Instructions for the task: Give back only the lines from the one that contains "Write a component" through the one that contains "const sepPitch = 95.9;", word for word and without images.

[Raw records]

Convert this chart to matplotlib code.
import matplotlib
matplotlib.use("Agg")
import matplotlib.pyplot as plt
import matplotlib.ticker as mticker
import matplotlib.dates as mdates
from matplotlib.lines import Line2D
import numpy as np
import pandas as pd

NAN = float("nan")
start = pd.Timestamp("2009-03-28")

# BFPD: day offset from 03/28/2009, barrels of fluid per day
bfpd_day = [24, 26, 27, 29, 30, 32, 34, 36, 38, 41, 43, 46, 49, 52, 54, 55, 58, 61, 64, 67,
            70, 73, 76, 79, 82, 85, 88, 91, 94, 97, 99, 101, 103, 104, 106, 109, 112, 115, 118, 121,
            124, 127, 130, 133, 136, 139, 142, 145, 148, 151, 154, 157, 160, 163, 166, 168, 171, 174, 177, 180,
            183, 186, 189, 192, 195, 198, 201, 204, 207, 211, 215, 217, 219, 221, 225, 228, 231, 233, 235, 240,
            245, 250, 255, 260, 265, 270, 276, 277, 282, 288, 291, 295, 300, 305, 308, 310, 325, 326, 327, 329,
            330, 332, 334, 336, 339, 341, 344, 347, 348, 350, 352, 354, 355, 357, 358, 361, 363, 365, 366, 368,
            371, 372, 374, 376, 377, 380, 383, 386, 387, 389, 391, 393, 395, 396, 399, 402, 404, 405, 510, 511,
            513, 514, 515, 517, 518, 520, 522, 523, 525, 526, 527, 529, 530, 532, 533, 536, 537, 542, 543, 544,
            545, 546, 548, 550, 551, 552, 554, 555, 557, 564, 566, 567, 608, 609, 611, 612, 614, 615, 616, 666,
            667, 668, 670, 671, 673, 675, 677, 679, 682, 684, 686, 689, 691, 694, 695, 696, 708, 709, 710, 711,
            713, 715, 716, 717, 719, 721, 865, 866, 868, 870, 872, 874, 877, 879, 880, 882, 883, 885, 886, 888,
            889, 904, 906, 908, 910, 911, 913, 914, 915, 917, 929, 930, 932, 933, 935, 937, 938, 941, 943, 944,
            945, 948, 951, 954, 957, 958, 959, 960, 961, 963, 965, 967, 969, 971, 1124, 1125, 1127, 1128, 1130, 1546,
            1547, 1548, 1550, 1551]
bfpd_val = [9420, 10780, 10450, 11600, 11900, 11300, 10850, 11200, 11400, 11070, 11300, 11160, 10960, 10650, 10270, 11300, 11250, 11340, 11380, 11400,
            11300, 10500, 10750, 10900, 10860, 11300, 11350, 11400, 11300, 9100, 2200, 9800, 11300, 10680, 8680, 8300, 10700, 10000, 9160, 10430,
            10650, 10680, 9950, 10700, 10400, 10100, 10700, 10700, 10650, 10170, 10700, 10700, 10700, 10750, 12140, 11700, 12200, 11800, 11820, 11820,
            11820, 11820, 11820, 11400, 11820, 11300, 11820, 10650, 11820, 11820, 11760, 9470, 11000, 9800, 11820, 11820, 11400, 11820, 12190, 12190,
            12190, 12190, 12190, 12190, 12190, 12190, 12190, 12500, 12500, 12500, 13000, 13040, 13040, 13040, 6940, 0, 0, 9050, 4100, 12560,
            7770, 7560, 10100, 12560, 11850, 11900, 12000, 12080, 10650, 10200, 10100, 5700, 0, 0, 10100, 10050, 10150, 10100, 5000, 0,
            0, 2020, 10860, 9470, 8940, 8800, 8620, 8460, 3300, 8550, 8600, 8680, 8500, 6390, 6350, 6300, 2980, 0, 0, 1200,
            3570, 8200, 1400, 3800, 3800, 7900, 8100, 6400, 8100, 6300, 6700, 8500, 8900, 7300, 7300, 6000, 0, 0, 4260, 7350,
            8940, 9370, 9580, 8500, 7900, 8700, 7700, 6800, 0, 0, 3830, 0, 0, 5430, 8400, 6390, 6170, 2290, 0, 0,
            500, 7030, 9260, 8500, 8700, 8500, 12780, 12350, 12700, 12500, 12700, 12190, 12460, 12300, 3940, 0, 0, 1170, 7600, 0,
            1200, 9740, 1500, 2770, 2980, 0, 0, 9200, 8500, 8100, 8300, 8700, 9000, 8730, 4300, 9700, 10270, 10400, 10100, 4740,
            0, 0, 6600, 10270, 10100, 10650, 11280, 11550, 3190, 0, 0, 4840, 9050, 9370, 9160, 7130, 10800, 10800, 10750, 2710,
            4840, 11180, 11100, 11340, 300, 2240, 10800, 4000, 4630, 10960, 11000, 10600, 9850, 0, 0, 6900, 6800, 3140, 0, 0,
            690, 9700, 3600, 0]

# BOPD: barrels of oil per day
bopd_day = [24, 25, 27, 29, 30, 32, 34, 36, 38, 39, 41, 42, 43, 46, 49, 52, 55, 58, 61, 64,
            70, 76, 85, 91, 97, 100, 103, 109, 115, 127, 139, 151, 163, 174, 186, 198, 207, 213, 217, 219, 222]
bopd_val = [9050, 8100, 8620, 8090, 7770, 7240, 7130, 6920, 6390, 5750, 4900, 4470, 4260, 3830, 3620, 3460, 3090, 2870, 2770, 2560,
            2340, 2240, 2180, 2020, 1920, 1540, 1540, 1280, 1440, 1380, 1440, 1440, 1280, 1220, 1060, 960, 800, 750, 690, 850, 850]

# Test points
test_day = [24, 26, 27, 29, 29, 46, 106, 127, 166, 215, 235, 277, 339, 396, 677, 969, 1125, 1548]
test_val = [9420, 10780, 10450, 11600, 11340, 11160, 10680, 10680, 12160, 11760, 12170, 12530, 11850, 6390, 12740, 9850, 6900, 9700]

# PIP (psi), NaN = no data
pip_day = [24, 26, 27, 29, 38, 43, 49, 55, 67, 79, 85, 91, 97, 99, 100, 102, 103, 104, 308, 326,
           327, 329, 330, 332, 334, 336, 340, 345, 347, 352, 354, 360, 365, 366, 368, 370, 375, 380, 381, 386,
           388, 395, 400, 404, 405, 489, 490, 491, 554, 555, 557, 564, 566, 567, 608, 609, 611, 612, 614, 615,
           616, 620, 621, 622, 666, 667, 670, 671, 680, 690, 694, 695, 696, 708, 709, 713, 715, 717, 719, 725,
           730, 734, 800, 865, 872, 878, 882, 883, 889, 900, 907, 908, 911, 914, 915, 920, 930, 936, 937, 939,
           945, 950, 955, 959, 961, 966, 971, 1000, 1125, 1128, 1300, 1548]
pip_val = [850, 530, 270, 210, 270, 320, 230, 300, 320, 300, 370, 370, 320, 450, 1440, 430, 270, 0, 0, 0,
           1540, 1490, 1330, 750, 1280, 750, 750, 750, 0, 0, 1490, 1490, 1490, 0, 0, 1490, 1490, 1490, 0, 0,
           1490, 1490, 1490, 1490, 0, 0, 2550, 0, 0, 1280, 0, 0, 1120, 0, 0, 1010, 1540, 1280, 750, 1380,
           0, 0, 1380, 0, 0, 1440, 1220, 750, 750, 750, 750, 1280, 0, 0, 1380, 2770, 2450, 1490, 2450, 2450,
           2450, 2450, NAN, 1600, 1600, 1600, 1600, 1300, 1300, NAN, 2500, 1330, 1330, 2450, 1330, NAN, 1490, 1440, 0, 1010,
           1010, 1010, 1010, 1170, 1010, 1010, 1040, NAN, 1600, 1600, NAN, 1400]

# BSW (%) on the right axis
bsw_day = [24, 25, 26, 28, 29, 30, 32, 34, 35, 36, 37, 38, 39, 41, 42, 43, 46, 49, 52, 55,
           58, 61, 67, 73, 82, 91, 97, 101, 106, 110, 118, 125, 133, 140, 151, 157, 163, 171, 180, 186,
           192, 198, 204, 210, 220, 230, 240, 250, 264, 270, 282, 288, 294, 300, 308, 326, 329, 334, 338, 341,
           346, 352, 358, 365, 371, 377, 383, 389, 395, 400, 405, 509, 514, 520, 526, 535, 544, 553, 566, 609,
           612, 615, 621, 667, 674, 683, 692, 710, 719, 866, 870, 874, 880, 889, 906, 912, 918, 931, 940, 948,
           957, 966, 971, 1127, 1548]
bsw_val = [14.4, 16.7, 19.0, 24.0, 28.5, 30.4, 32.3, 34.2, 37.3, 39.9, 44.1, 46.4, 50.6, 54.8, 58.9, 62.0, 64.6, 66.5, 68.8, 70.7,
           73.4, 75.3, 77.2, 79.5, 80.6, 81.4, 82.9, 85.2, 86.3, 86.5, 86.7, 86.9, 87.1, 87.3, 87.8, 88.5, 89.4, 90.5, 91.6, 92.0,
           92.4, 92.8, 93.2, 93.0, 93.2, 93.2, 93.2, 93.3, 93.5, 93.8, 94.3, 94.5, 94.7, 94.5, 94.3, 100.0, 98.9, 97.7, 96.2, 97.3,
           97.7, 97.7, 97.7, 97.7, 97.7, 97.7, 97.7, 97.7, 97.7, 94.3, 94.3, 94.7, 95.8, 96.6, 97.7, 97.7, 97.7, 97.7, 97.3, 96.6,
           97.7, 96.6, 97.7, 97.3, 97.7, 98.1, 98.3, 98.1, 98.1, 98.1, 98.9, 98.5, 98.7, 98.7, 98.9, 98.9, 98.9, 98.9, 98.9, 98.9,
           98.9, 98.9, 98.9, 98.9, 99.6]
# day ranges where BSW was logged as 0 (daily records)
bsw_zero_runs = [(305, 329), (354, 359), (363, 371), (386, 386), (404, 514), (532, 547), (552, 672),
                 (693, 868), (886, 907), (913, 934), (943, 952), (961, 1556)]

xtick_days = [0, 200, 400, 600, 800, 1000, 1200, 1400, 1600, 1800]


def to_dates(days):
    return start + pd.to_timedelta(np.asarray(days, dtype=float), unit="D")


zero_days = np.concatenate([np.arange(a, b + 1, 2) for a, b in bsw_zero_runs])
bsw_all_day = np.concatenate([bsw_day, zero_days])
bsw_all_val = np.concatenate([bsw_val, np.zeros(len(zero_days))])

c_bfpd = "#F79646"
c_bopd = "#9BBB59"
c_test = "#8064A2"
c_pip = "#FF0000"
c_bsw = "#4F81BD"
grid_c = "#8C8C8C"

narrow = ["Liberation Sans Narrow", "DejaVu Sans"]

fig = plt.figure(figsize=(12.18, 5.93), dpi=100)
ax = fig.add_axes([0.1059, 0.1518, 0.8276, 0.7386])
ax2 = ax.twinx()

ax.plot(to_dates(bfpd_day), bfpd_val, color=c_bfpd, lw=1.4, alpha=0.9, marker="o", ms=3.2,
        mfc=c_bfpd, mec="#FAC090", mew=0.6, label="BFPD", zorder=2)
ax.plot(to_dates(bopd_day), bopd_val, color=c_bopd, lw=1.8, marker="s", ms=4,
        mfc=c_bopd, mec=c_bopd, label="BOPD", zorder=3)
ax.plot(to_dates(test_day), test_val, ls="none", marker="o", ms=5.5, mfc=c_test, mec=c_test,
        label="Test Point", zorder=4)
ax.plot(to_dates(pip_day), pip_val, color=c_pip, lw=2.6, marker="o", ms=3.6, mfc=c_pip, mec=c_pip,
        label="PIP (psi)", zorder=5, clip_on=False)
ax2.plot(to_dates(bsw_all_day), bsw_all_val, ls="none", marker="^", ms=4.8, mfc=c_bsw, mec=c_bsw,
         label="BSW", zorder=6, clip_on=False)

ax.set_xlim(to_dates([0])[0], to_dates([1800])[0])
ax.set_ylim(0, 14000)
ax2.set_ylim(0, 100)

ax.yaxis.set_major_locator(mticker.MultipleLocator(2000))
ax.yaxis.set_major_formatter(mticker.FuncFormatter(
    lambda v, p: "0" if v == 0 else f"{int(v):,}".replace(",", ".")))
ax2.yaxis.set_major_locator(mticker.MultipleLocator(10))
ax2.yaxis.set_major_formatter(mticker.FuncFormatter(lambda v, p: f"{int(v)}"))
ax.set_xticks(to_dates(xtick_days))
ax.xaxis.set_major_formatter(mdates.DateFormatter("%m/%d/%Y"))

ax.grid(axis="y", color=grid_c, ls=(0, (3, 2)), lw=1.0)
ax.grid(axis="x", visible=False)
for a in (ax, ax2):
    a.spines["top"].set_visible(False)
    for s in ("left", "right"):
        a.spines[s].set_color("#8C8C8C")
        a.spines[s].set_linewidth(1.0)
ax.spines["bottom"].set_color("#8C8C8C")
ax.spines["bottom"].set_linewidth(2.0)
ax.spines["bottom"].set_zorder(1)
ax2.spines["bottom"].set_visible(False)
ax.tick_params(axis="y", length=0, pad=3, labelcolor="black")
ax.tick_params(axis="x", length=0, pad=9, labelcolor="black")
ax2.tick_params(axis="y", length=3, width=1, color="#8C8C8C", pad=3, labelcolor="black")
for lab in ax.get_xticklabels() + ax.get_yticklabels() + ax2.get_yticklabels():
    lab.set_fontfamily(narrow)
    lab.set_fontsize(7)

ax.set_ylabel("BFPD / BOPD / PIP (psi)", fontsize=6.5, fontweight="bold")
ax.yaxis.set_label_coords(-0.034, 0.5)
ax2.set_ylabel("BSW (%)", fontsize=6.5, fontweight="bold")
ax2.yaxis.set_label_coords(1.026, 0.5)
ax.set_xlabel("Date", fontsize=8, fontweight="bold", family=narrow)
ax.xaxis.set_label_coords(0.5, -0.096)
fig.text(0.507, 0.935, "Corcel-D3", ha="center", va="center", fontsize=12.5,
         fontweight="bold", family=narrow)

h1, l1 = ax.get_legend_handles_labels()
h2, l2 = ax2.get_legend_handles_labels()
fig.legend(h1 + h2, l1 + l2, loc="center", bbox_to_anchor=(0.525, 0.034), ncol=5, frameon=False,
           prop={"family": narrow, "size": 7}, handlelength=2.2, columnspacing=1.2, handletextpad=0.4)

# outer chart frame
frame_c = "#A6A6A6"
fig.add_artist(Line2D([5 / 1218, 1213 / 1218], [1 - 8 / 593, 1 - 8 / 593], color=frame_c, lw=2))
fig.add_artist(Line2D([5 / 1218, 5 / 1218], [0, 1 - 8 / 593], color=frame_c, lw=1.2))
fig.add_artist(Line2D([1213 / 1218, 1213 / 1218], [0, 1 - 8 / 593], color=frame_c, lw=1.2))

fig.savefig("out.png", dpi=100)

---

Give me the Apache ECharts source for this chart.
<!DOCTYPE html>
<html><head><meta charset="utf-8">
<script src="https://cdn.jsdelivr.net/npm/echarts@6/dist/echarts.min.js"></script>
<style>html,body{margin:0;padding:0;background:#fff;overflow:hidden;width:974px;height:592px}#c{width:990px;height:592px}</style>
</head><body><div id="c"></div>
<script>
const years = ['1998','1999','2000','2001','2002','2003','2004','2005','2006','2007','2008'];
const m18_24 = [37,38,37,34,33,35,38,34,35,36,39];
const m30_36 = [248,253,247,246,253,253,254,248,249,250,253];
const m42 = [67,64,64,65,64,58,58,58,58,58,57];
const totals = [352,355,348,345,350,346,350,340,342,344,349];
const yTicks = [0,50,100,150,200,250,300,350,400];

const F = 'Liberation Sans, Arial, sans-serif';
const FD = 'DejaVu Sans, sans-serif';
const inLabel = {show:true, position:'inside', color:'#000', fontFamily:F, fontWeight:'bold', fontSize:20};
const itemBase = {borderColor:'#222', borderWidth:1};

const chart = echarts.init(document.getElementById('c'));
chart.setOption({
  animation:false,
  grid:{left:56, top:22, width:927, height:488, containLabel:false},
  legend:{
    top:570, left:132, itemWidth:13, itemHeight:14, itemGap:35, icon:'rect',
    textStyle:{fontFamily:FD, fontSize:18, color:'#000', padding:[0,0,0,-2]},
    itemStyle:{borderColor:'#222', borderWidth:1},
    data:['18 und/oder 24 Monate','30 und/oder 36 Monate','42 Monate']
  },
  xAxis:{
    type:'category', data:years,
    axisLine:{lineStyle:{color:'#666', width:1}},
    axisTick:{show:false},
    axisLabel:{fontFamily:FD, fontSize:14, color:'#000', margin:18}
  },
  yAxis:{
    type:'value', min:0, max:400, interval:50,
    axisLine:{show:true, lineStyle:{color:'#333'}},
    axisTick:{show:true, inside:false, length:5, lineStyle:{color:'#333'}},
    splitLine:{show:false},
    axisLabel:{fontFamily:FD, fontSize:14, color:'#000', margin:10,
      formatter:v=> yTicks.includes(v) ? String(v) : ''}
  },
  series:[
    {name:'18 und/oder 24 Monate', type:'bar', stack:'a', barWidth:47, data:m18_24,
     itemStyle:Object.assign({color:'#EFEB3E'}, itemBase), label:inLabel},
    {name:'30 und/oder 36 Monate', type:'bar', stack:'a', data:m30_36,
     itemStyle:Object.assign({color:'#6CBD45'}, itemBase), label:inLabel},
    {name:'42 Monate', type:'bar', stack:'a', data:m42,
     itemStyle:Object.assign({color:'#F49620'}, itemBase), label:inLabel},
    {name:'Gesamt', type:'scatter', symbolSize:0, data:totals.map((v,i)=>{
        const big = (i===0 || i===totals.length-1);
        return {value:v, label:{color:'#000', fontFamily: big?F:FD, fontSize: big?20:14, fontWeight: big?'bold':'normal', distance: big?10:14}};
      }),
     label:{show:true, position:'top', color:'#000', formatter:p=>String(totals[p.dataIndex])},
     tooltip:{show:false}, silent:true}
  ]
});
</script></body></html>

--

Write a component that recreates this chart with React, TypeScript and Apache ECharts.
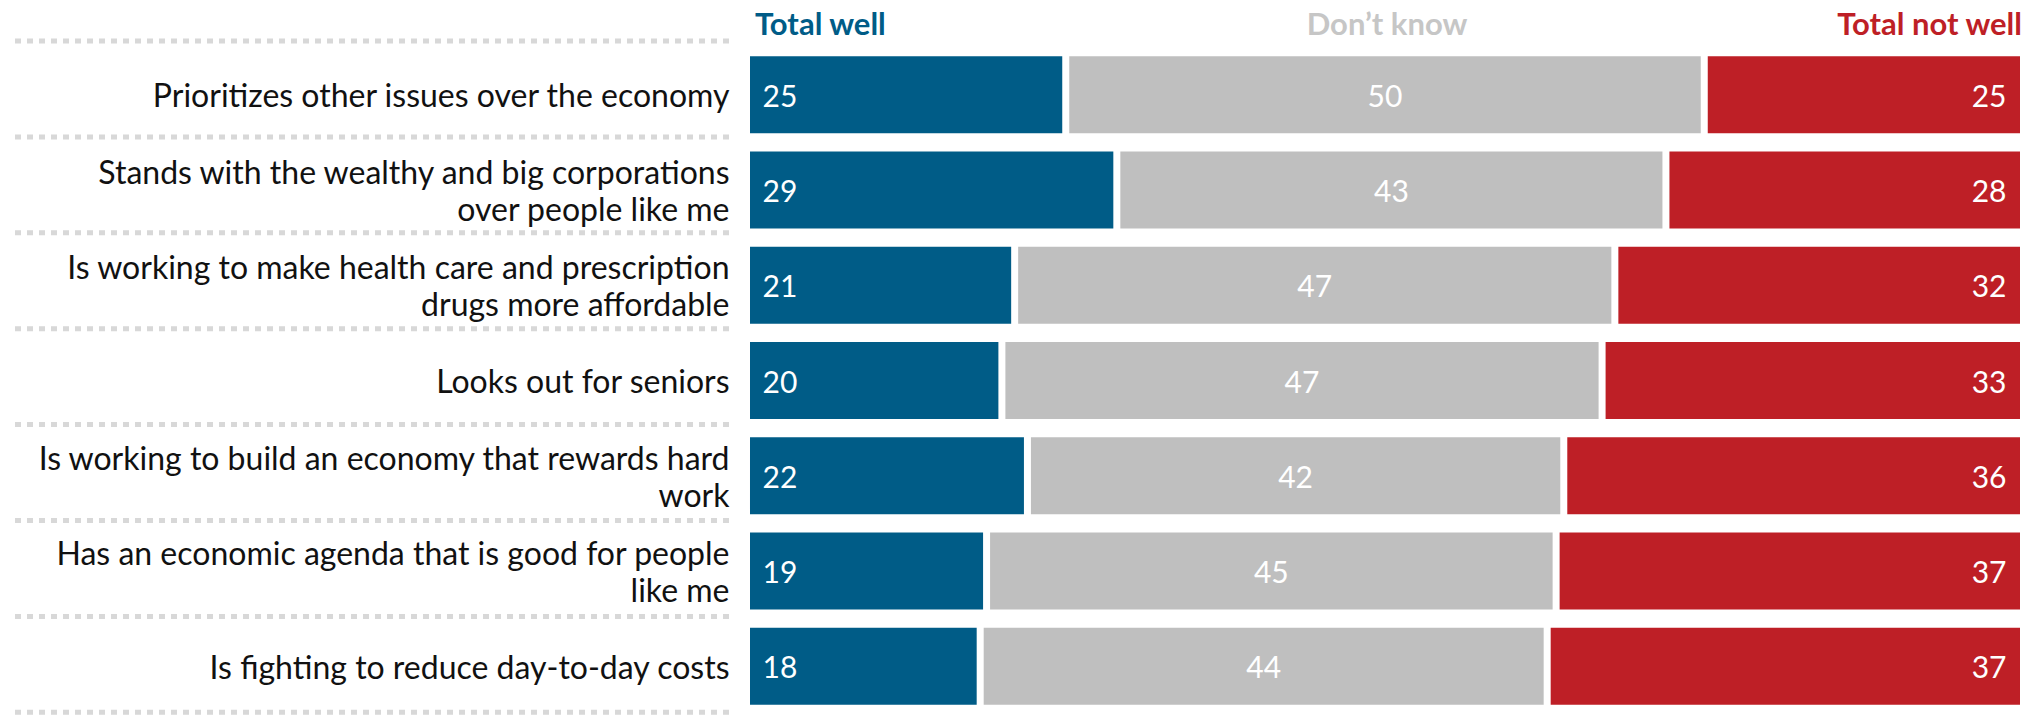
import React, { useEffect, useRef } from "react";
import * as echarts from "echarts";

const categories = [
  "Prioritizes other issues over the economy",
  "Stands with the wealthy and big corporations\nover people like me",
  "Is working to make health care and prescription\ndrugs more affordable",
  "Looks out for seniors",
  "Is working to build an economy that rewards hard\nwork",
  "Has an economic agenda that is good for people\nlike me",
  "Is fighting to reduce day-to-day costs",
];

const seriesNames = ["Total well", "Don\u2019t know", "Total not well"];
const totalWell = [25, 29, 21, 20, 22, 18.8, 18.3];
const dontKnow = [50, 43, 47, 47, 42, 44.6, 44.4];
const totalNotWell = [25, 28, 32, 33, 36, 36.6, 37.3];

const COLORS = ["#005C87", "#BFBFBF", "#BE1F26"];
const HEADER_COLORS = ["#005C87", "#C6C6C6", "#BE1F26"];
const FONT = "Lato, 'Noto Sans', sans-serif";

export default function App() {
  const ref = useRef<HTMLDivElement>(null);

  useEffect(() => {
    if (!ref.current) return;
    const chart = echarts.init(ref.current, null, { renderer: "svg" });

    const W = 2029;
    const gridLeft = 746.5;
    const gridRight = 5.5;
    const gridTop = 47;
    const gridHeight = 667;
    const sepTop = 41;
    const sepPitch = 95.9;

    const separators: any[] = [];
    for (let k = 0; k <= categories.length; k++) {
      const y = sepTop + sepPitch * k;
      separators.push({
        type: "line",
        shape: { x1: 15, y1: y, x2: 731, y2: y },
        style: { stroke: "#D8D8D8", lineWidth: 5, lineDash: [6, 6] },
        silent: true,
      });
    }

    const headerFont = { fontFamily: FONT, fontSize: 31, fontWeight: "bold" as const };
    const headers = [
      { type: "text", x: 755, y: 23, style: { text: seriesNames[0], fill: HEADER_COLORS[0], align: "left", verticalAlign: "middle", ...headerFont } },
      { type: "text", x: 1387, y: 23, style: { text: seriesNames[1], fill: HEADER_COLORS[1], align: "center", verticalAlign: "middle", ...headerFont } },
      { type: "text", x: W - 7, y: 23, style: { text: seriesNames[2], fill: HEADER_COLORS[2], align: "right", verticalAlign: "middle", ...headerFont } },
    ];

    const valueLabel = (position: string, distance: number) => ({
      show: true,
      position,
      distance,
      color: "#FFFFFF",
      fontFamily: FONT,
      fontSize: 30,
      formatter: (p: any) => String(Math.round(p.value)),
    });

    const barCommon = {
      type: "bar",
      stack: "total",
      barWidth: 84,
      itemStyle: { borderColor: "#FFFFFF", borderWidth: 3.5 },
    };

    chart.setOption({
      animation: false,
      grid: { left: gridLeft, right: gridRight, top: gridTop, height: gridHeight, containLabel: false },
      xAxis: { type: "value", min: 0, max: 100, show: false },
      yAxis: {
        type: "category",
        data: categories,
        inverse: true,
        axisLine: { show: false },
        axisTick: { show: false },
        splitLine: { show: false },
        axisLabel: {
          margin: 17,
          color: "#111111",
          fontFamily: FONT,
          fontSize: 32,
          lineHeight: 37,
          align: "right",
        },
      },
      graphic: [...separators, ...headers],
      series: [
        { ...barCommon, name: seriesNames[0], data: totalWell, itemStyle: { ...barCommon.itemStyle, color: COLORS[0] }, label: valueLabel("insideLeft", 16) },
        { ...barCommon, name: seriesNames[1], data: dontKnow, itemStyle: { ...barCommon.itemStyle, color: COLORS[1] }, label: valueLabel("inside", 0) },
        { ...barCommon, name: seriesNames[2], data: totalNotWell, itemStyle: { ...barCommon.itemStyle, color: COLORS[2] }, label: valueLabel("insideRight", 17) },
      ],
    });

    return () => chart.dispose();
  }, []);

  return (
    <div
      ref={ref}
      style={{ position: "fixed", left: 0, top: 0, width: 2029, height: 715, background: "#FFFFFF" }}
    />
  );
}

Expected answer:
Write a component that recreates this chart with React, TypeScript and Apache ECharts.
import React, { useEffect, useRef } from "react";
import * as echarts from "echarts";

const categories = [
  "Prioritizes other issues over the economy",
  "Stands with the wealthy and big corporations\nover people like me",
  "Is working to make health care and prescription\ndrugs more affordable",
  "Looks out for seniors",
  "Is working to build an economy that rewards hard\nwork",
  "Has an economic agenda that is good for people\nlike me",
  "Is fighting to reduce day-to-day costs",
];

const seriesNames = ["Total well", "Don\u2019t know", "Total not well"];
const totalWell = [25, 29, 21, 20, 22, 18.8, 18.3];
const dontKnow = [50, 43, 47, 47, 42, 44.6, 44.4];
const totalNotWell = [25, 28, 32, 33, 36, 36.6, 37.3];

const COLORS = ["#005C87", "#BFBFBF", "#BE1F26"];
const HEADER_COLORS = ["#005C87", "#C6C6C6", "#BE1F26"];
const FONT = "Lato, 'Noto Sans', sans-serif";

export default function App() {
  const ref = useRef<HTMLDivElement>(null);

  useEffect(() => {
    if (!ref.current) return;
    const chart = echarts.init(ref.current, null, { renderer: "svg" });

    const W = 2029;
    const gridLeft = 746.5;
    const gridRight = 5.5;
    const gridTop = 47;
    const gridHeight = 667;
    const sepTop = 41;
    const sepPitch = 95.9;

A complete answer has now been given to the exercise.